While the capital of Georgia is under watch from observers for a fair election on 30 May, the rest of the country is almost free from prying eyes, leaving local politicians to suffocate their opposition in the run-up to voting day. In one region, that meant detaining opposition candidates overnight and forcing them to withdraw from the election race. The incident would have gone almost unheard of, if it hadn't been caught on camera.
Before the video emerged the scene was reported by anti-corruption NGO Transparency International, who called the incident "alarming". According to their report the operation was carried out by the chief of police, the current governor, several other high-ranking officials and a special unit of police in the north-western city of Mestia, Samegrelo-Zemo Svaneti region. The team of between 40 and 50 people detained five Freedom Party candidates in the local administration building on the night of 3 May. By the next morning, all of the opposition candidates had withdrawn from the election race.

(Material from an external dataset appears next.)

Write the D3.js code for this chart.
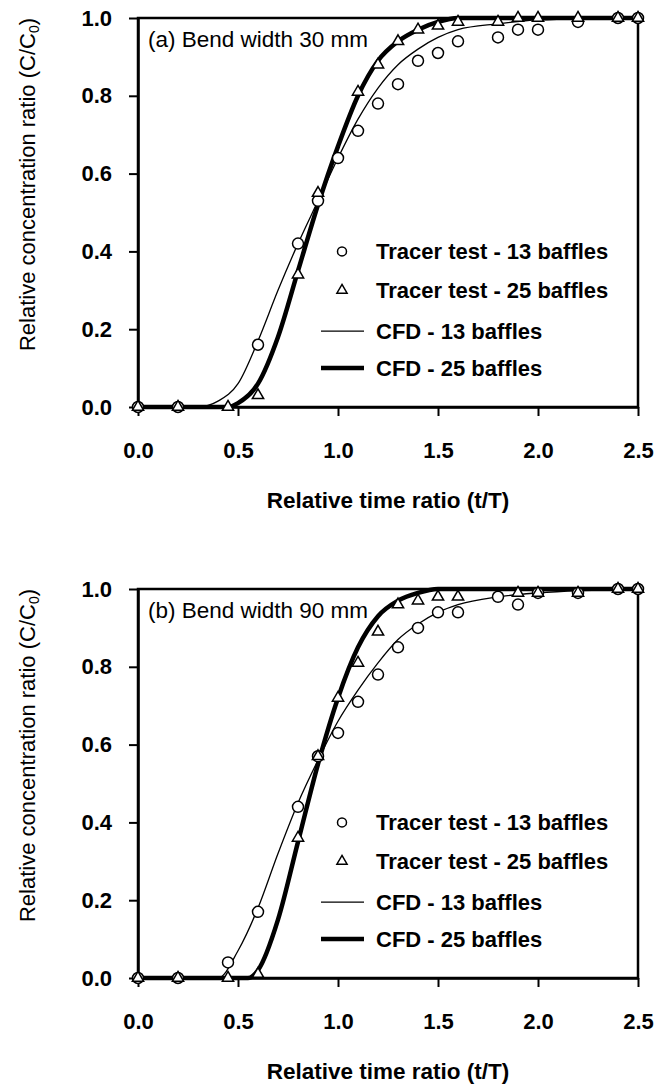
<!DOCTYPE html>
<html>
<head>
<meta charset="utf-8">
<script src="https://cdn.jsdelivr.net/npm/d3@7"></script>
<style>
  body { margin: 0; background: #fff; }
  text { font-family: "Liberation Sans", Arial, sans-serif; }
</style>
</head>
<body>
<div id="chart"></div>
<script>
const xTicks = [0, 0.5, 1.0, 1.5, 2.0, 2.5];
const yTicks = [0, 0.2, 0.4, 0.6, 0.8, 1.0];
const legendLabels = ["Tracer test - 13 baffles", "Tracer test - 25 baffles", "CFD - 13 baffles", "CFD - 25 baffles"];

// panel (a) bend width 30 mm
const a_tracer13 = [[0,0],[0.2,0],[0.6,0.16],[0.8,0.42],[0.9,0.53],[1.0,0.64],[1.1,0.71],[1.2,0.78],[1.3,0.83],[1.4,0.89],[1.5,0.91],[1.6,0.94],[1.8,0.95],[1.9,0.97],[2.0,0.97],[2.2,0.99],[2.4,1.0],[2.5,1.0]];
const a_tracer25 = [[0,0],[0.2,0],[0.45,0],[0.6,0.03],[0.8,0.34],[0.9,0.55],[1.1,0.81],[1.2,0.88],[1.3,0.94],[1.4,0.97],[1.5,0.98],[1.6,0.99],[1.8,0.99],[1.9,1.0],[2.0,1.0],[2.2,1.0],[2.4,1.0],[2.5,1.0]];
const a_cfd13 = [[0,0],[0.3,0],[0.4,0.015],[0.5,0.06],[0.6,0.17],[0.7,0.3],[0.8,0.42],[0.9,0.53],[1.0,0.64],[1.1,0.74],[1.2,0.82],[1.3,0.88],[1.4,0.92],[1.5,0.95],[1.6,0.97],[1.8,0.985],[2.0,0.995],[2.5,1.0]];
const a_cfd25 = [[0,0],[0.45,0],[0.5,0.01],[0.6,0.06],[0.7,0.18],[0.8,0.35],[0.9,0.52],[1.0,0.67],[1.1,0.8],[1.2,0.89],[1.3,0.94],[1.4,0.97],[1.5,0.99],[1.6,1.0],[2.5,1.0]];

// panel (b) bend width 90 mm
const b_tracer13 = [[0,0],[0.2,0],[0.45,0.04],[0.6,0.17],[0.8,0.44],[0.9,0.57],[1.0,0.63],[1.1,0.71],[1.2,0.78],[1.3,0.85],[1.4,0.9],[1.5,0.94],[1.6,0.94],[1.8,0.98],[1.9,0.96],[2.0,0.99],[2.2,0.99],[2.4,1.0],[2.5,1.0]];
const b_tracer25 = [[0,0],[0.2,0],[0.45,0],[0.6,0.01],[0.8,0.36],[0.9,0.57],[1.0,0.72],[1.1,0.81],[1.2,0.89],[1.3,0.96],[1.4,0.97],[1.5,0.98],[1.6,0.98],[1.9,0.99],[2.0,0.99],[2.2,0.99],[2.4,1.0],[2.5,1.0]];
const b_cfd13 = [[0,0],[0.4,0],[0.5,0.07],[0.6,0.18],[0.7,0.32],[0.8,0.45],[0.9,0.56],[1.0,0.66],[1.1,0.74],[1.2,0.81],[1.3,0.87],[1.4,0.91],[1.5,0.94],[1.6,0.96],[1.8,0.98],[2.0,0.99],[2.5,1.0]];
const b_cfd25 = [[0,0],[0.55,0],[0.6,0.02],[0.7,0.15],[0.8,0.35],[0.9,0.55],[1.0,0.72],[1.1,0.85],[1.2,0.93],[1.3,0.97],[1.4,0.99],[1.5,1.0],[2.5,1.0]];

// legend rows, in y units
const legendRows = [0.40, 0.30, 0.195, 0.10];

const svg = d3.select("#chart").append("svg")
    .attr("width", 665)
    .attr("height", 1086);

function panel(top, bottom, label, tracer13, tracer25, cfd13, cfd25) {
  const left = 138, right = 638;
  const x = d3.scaleLinear().domain([0, 2.5]).range([left, right]);
  const y = d3.scaleLinear().domain([0, 1]).range([bottom, top]);
  const g = svg.append("g");

  // frame
  g.append("rect")
    .attr("x", left).attr("y", top)
    .attr("width", right - left).attr("height", bottom - top)
    .attr("fill", "none").attr("stroke", "#000").attr("stroke-width", 2.5);

  const xa = g.append("g")
    .attr("transform", "translate(0," + bottom + ")")
    .call(d3.axisBottom(x).tickValues(xTicks).tickFormat(d3.format(".1f")).tickSize(9).tickPadding(26).tickSizeOuter(0));
  const ya = g.append("g")
    .attr("transform", "translate(" + left + ",0)")
    .call(d3.axisLeft(y).tickValues(yTicks).tickFormat(d3.format(".1f")).tickSize(9).tickPadding(17).tickSizeOuter(0));
  [xa, ya].forEach(a => {
    a.select(".domain").attr("stroke-width", 2.5);
    a.selectAll(".tick line").attr("stroke-width", 2);
    a.selectAll("text").attr("font-size", 22).attr("fill", "#000")
      .attr("font-family", "Liberation Sans, Arial, sans-serif").attr("font-weight", "bold");
  });

  // axis titles
  g.append("text")
    .attr("x", (left + right) / 2)
    .attr("y", bottom + 101)
    .attr("text-anchor", "middle")
    .attr("font-size", 22.5)
    .attr("font-weight", "bold")
    .text("Relative time ratio (t/T)");
  const yt = g.append("text")
    .attr("transform", "translate(35," + ((top + bottom) / 2 - 28) + ") rotate(-90)")
    .attr("text-anchor", "middle")
    .attr("font-size", 22);
  yt.append("tspan").text("Relative concentration ratio (C/C");
  yt.append("tspan").attr("font-size", 14).attr("dy", 4).text("0");
  yt.append("tspan").attr("dy", -4).text(")");

  // panel label
  g.append("text")
    .attr("x", left + 10)
    .attr("y", top + 29)
    .attr("font-size", 22.5)
    .text(label);

  const line = d3.line().x(d => x(d[0])).y(d => y(d[1])).curve(d3.curveMonotoneX);
  g.append("path").datum(cfd13)
    .attr("d", line).attr("fill", "none").attr("stroke", "#000").attr("stroke-width", 1.3);
  g.append("path").datum(cfd25)
    .attr("d", line).attr("fill", "none").attr("stroke", "#000").attr("stroke-width", 4.5);

  g.selectAll(".c13").data(tracer13).enter().append("circle")
    .attr("cx", d => x(d[0])).attr("cy", d => y(d[1])).attr("r", 5.5)
    .attr("fill", "#fff").attr("stroke", "#000").attr("stroke-width", 1.5);
  const tri = d3.symbol().type(d3.symbolTriangle).size(55);
  g.selectAll(".t25").data(tracer25).enter().append("path")
    .attr("d", tri)
    .attr("transform", d => "translate(" + x(d[0]) + "," + y(d[1]) + ")")
    .attr("fill", "#fff").attr("stroke", "#000").attr("stroke-width", 1.5);

  // legend
  const mx = x(1.02), tx = 376;
  const rowY = legendRows.map(v => y(v));
  g.append("circle").attr("cx", mx).attr("cy", rowY[0]).attr("r", 4.5)
    .attr("fill", "#fff").attr("stroke", "#000").attr("stroke-width", 1.5);
  g.append("path").attr("d", d3.symbol().type(d3.symbolTriangle).size(45))
    .attr("transform", "translate(" + mx + "," + rowY[1] + ")")
    .attr("fill", "#fff").attr("stroke", "#000").attr("stroke-width", 1.5);
  g.append("line").attr("x1", 321).attr("x2", 364).attr("y1", rowY[2]).attr("y2", rowY[2])
    .attr("stroke", "#000").attr("stroke-width", 1.3);
  g.append("line").attr("x1", 321).attr("x2", 364).attr("y1", rowY[3]).attr("y2", rowY[3])
    .attr("stroke", "#000").attr("stroke-width", 4.5);
  legendLabels.forEach((t, i) => {
    g.append("text")
      .attr("x", tx)
      .attr("y", rowY[i] + 8)
      .attr("font-size", 22)
      .attr("font-weight", "bold")
      .text(t);
  });
}

panel(18, 407, "(a) Bend width 30 mm", a_tracer13, a_tracer25, a_cfd13, a_cfd25);
panel(589, 978, "(b) Bend width 90 mm", b_tracer13, b_tracer25, b_cfd13, b_cfd25);
</script>
</body>
</html>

The authorities denied accusations that they had forced the candidates to resign. But on 18 May, a video filmed outside of the administration building emerged on the Internet.
The people shouting outside are said to be family members of the candidates. According to the website Human Rights Georgia, a woman shouts "You will be punished for this. We will appeal to international organisations for help; we will say everything before cameras and will not forgive you! ... So, you claim the candidates arrived here according to their wishes, do you?!" and later, "you cannot torment the Svaneti region!" Video posted on YouTube 18 May 2010 by "nanapazhava".

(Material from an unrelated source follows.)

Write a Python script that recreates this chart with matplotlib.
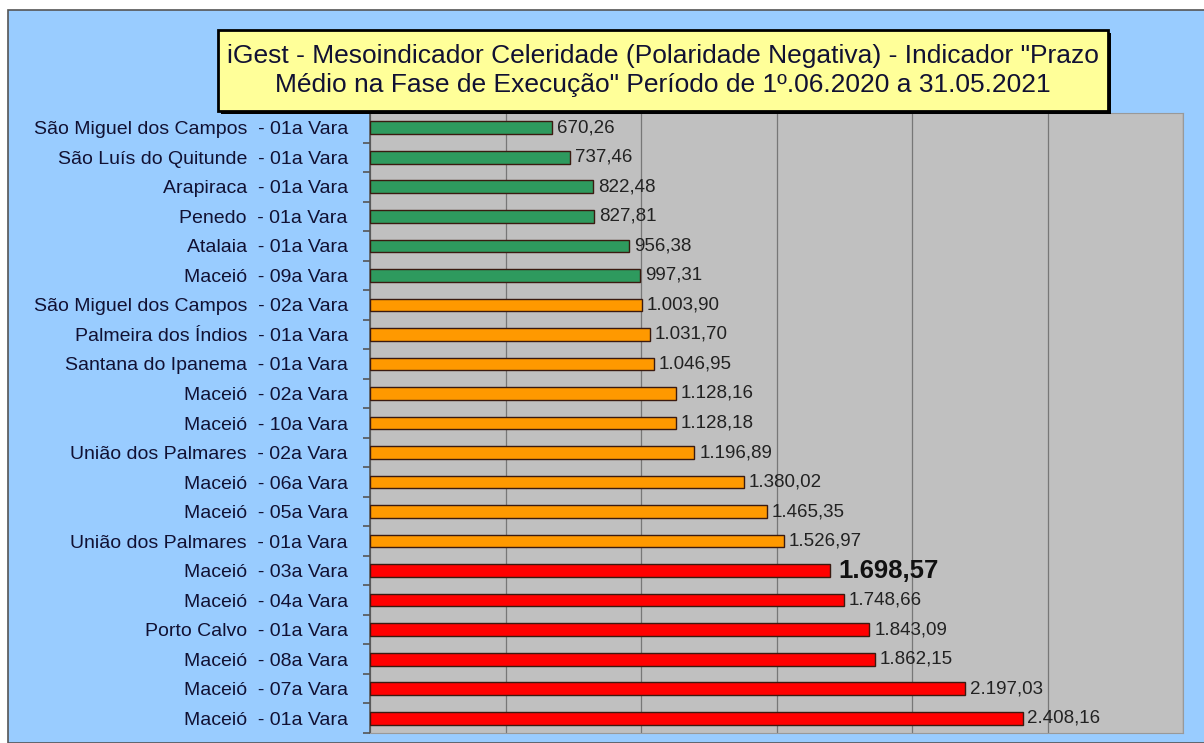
import numpy as np
import matplotlib.pyplot as plt
from matplotlib.patches import Rectangle

plt.rcParams['font.family'] = ['Liberation Sans', 'DejaVu Sans']

# dados (de cima para baixo)
varas = ["São Miguel dos Campos  - 01a Vara", "São Luís do Quitunde  - 01a Vara",
         "Arapiraca  - 01a Vara", "Penedo  - 01a Vara", "Atalaia  - 01a Vara",
         "Maceió  - 09a Vara", "São Miguel dos Campos  - 02a Vara",
         "Palmeira dos Índios  - 01a Vara", "Santana do Ipanema  - 01a Vara",
         "Maceió  - 02a Vara", "Maceió  - 10a Vara", "União dos Palmares  - 02a Vara",
         "Maceió  - 06a Vara", "Maceió  - 05a Vara", "União dos Palmares  - 01a Vara",
         "Maceió  - 03a Vara", "Maceió  - 04a Vara", "Porto Calvo  - 01a Vara",
         "Maceió  - 08a Vara", "Maceió  - 07a Vara", "Maceió  - 01a Vara"]
prazos = [670.26, 737.46, 822.48, 827.81, 956.38, 997.31, 1003.90, 1031.70, 1046.95,
          1128.16, 1128.18, 1196.89, 1380.02, 1465.35, 1526.97, 1698.57, 1748.66,
          1843.09, 1862.15, 2197.03, 2408.16]
grupos = ["verde"] * 6 + ["laranja"] * 9 + ["vermelho"] * 6
destaque = "Maceió  - 03a Vara"

cores = {"verde": "#2E9A5E", "laranja": "#FF9900", "vermelho": "#FF0000"}

titulo = 'iGest - Mesoindicador Celeridade (Polaridade Negativa) - Indicador "Prazo\nMédio na Fase de Execução" Período de 1º.06.2020 a 31.05.2021'


def fmt_br(v):
    s = f"{v:,.2f}"
    return s.replace(",", "X").replace(".", ",").replace("X", ".")


fig = plt.figure(figsize=(12.04, 7.43), dpi=100)
fig.patch.set_facecolor("white")

# painel azul de fundo
W, H = 1204, 743
fig.patches.append(Rectangle((8 / W, 0), 1.0, 1 - 10 / H, transform=fig.transFigure,
                             facecolor="#99CCFF", edgecolor="#555555", linewidth=1.2, zorder=-1))

ax = fig.add_axes([370 / W, 1 - 733 / H, (1183 - 370) / W, (733 - 113) / H])
ax.set_zorder(1)
ax.set_facecolor("#C0C0C0")

y = np.arange(len(varas))
ax.barh(y, prazos, height=0.43, color=[cores[g] for g in grupos],
        edgecolor="#3a1a10", linewidth=1.0, zorder=3)

for yi, v, nome in zip(y, prazos, varas):
    if nome == destaque:
        ax.text(v + 28, yi, fmt_br(v), va="center", ha="left", fontsize=18.5,
                fontweight="bold", color="#111111", zorder=4)
    else:
        ax.text(v + 18, yi, fmt_br(v), va="center", ha="left", fontsize=13.5,
                color="#222222", zorder=4)

ax.set_xlim(0, 3000)
ax.set_ylim(len(varas) - 0.5, -0.5)
ax.set_xticks(np.arange(0, 3001, 500))
ax.xaxis.grid(True, color="#777777", linewidth=0.9)
ax.set_axisbelow(True)
ax.tick_params(axis="x", bottom=False, labelbottom=False)

ax.set_yticks(y)
ax.set_yticklabels(varas, fontsize=14, color="#111133")
ax.set_yticks(np.arange(-0.5, len(varas), 1.0), minor=True)
ax.tick_params(axis="y", which="major", length=0, pad=16)
ax.tick_params(axis="y", which="minor", length=5, color="#555555", width=1.2)

for s in ["top", "right", "bottom"]:
    ax.spines[s].set_color("#999999")
ax.spines["left"].set_color("#555555")
ax.spines["left"].set_linewidth(1.2)

# caixa do título com sombra
bx0, by0, bx1, by1 = 218 / W, 1 - 111 / H, 1108 / W, 1 - 30 / H
fig.patches.append(Rectangle((bx0 + 3 / W, by0 - 3 / H), bx1 - bx0, by1 - by0,
                             transform=fig.transFigure, facecolor="black",
                             edgecolor="none", zorder=5))
fig.patches.append(Rectangle((bx0, by0), bx1 - bx0, by1 - by0, transform=fig.transFigure,
                             facecolor="#FFFF99", edgecolor="black", linewidth=2, zorder=6))
fig.text((bx0 + bx1) / 2, (by0 + by1) / 2, titulo, ha="center", va="center",
         fontsize=19, color="#111133", linespacing=1.25, zorder=7)

fig.savefig("out.png", dpi=100)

David Doborjginidze, 34, is a business graduate from Tbilisi.
Like most of the regions, Samegrelo-Zemo Svaneti doesn't have either of Georgia's non-state TV channels (Maestro and Caucasia), Radio Free Europe [a US funded broadcaster] or much Internet access [according to one of the websites that posted the video, under 10% of its visitors come from outside the capital, and 0% from the region in question].

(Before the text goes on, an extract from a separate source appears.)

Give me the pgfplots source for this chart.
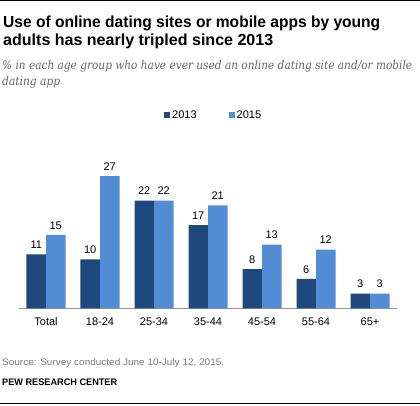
\documentclass[border=0pt]{standalone}
\usepackage{fontspec}
\setmainfont{Liberation Sans}
\newfontfamily\subfont{DejaVu Serif}
\usepackage{pgfplots}
\pgfplotsset{compat=1.18}
\definecolor{dark}{RGB}{31,73,125}
\definecolor{light}{RGB}{83,141,213}
\definecolor{txtgray}{RGB}{100,100,100}
\definecolor{srcgray}{RGB}{120,120,120}
\definecolor{axgray}{RGB}{150,150,150}
\newcommand{\fitw}[2]{\resizebox{#1}{\height}{#2}}

\begin{document}
\begin{tikzpicture}[x=1pt,y=1pt]
\useasboundingbox (0,0) rectangle (420,405);
\draw[line width=1.3pt] (0,404.2) -- (420,404.2);
\draw[line width=1pt] (0,2) -- (420,2);
\node[anchor=base west, inner sep=0, font=\fontsize{16}{18}\selectfont\bfseries] at (3,405-27.3) {\fitw{377pt}{Use of online dating sites or mobile apps by young}};
\node[anchor=base west, inner sep=0, font=\fontsize{16}{18}\selectfont\bfseries] at (3,405-46) {\fitw{270pt}{adults has nearly tripled since 2013}};
\node[anchor=base west, inner sep=0, text=txtgray, font=\fontsize{12}{14}\selectfont\subfont\itshape] at (2,405-70) {\fitw{410pt}{\% in each age group who have ever used an online dating site and/or mobile}};
\node[anchor=base west, inner sep=0, text=txtgray, font=\fontsize{12}{14}\selectfont\subfont\itshape] at (2,405-85.5) {\fitw{58pt}{dating app}};
\node[anchor=base west, inner sep=0, text=srcgray, font=\fontsize{9.5}{11}\selectfont] at (2,405-365.5) {\fitw{222pt}{Source: Survey conducted June 10-July 12, 2015.}};
\node[anchor=base west, inner sep=0, text=black, font=\fontsize{9.5}{11}\selectfont\bfseries] at (2,405-385.7) {\fitw{115pt}{PEW RESEARCH CENTER}};
\begin{axis}[
  at={(19pt,96.7pt)}, anchor=south west,
  scale only axis, width=378pt, height=147pt,
  xmin=-0.5, xmax=6.5, ymin=0, ymax=30,
  axis x line*=bottom, axis y line=none,
  x axis line style={axgray, line width=0.8pt},
  ybar=0pt, bar width=19.5pt,
  xtick={0,1,2,3,4,5,6},
  xticklabels={Total,18-24,25-34,35-44,45-54,55-64,65+},
  major tick length=0pt,
  xticklabel style={font=\fontsize{11}{13}\selectfont, yshift=-6pt},
  nodes near coords,
  nodes near coords style={font=\fontsize{11}{13}\selectfont, text=black, yshift=2pt},
  /pgf/number format/assume math mode=true,
  legend style={draw=none, fill=none, at={(0.515,1.315)}, anchor=center,
    font=\fontsize{11}{13}\selectfont, inner sep=0pt,
    /tikz/every even column/.append style={column sep=30pt}},
  legend columns=2,
  legend image code/.code={\fill (0pt,-3pt) rectangle (6pt,3pt);},
]
\addplot[fill=dark, draw=none] coordinates {(0,11) (1,10) (2,22) (3,17) (4,8) (5,6) (6,3)};
\addplot[fill=light, draw=none] coordinates {(0,15) (1,27) (2,22) (3,21) (4,13) (5,12) (6,3)};
\legend{2013,2015}
\end{axis}
\end{tikzpicture}
\end{document}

The Central Election Committee might look into the incident but probably not as they tend to pick up a few unimportant issues to be seen as democratic but ignore the real issues. There's no independent complaints commission here.
As for the video, it's not hefty in terms of evidence. There have been several court cases in the past few years when judges have dismissed video evidence and opted for eyewitness accounts instead. After the Imedi TV hoax in March [when the state TV channel aired a fake news broadcast about the country having been invaded by Russia], a phone recording about the bulletin was sent to the UK for independent inspection. It came back proving that the president was indeed involved in permitting the hoax, but nothing happened.
And while there are now quite a number of international observers in Tbilisi, in the regions the situation is very bad. You need people like the one that filmed this video to prove electoral fraud. And even then, the only thing you can do with the document is present it to Western media and observers in the hope that foreign organisations will then put pressure on [President Mikhail] Saakashvili. If you hand it over to the local authorities, nothing will get done."